At 22 Januar, 2006 12:47, Blogger John Dean said...

"Nach guten Recht"?

Das mag ja formal der Fall sein, aber dem Inhalt nach konnte ich hier keine gute Anwendung des Rechts erkennen - im Übrigen auch die betroffenen Richter nicht, denn im Nachhinein kam ihnen das eigene Vorgehen selbst maßlos vor.

Sie haben ihre Entscheidung inzwischen aufgehoben bzw. den maßlosen Vollzug.

Ich finde dein Argument sehr gut, dass Richter keine Angst vor der Öffentlichkeit haben dürfen.

Sie dürfen aber auch nicht taub sein, wenn die Kritik berechtigt sein sollte.

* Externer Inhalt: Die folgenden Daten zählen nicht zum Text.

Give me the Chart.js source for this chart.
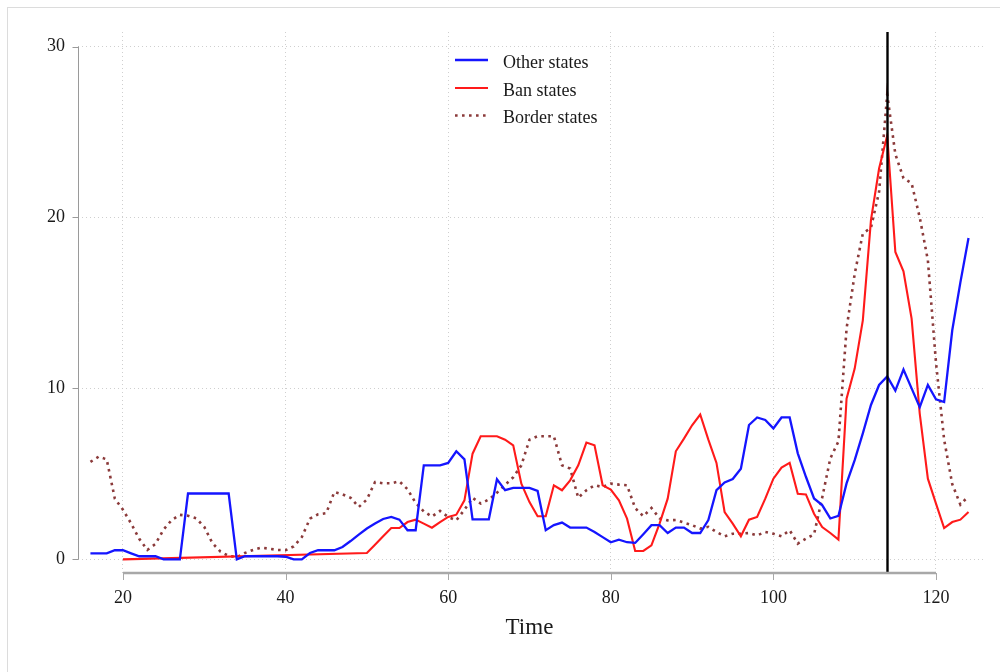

Der Kern der Kritik ist, wie ich finde, berechtigt: Eine derart gravierende (millionenfach gravierende!) Maßnahme sollte vor dem Hintergrund einer außerordentlich umstrittenen Rechtsfrage besser abgewogen und daher nicht verfügt werden, und zwar deshalb, weil der Schaden der Verfügung den Nutzen weit überwiegt.

Eine Verfügung sollte angemessen sein - und in diesem Fall war sie das nicht.

Ein Beispiel:

Wenn eine Zeitung einen fehlerhaften Artikel veröffentlicht hat, in dem ggf. (das ist ja noch garnicht geklärt!) ein schützenswertes Persönlichkeitsrecht beeinträchtigt wurde, dann wird ja nicht gleich die Zeitung verboten bzw. das ganze Zeitschriftenportal abgeschaltet!

Die evtl. zu verfügende Maßnahme sollte den bemängelten Artikel treffen, nicht aber gleich das ganze Zeitungsunternehmen, oder?

Eine derart maßlose Übertreibung der richterlichen Verfügungsgewalt halte ich - in diesem Einzelfall - durchaus für einen vereinzelten Ausdruck von Richtertotalitarismus.

Das Wort habe ich, meine und hoffe ich, sorgfältig bedacht und ausgewählt.

Wenn unsere Richter immer und mit dem dort angewendeten Maßstab (!) verfügen würden, dann ergäben sich ziemlich ungute Zustände.

Erfreulicherweise sind die meisten Richter besonnene Menschen - und sogar die im Einzelfall maßlosen Richter im Beispiel zeigten sich lernfähig.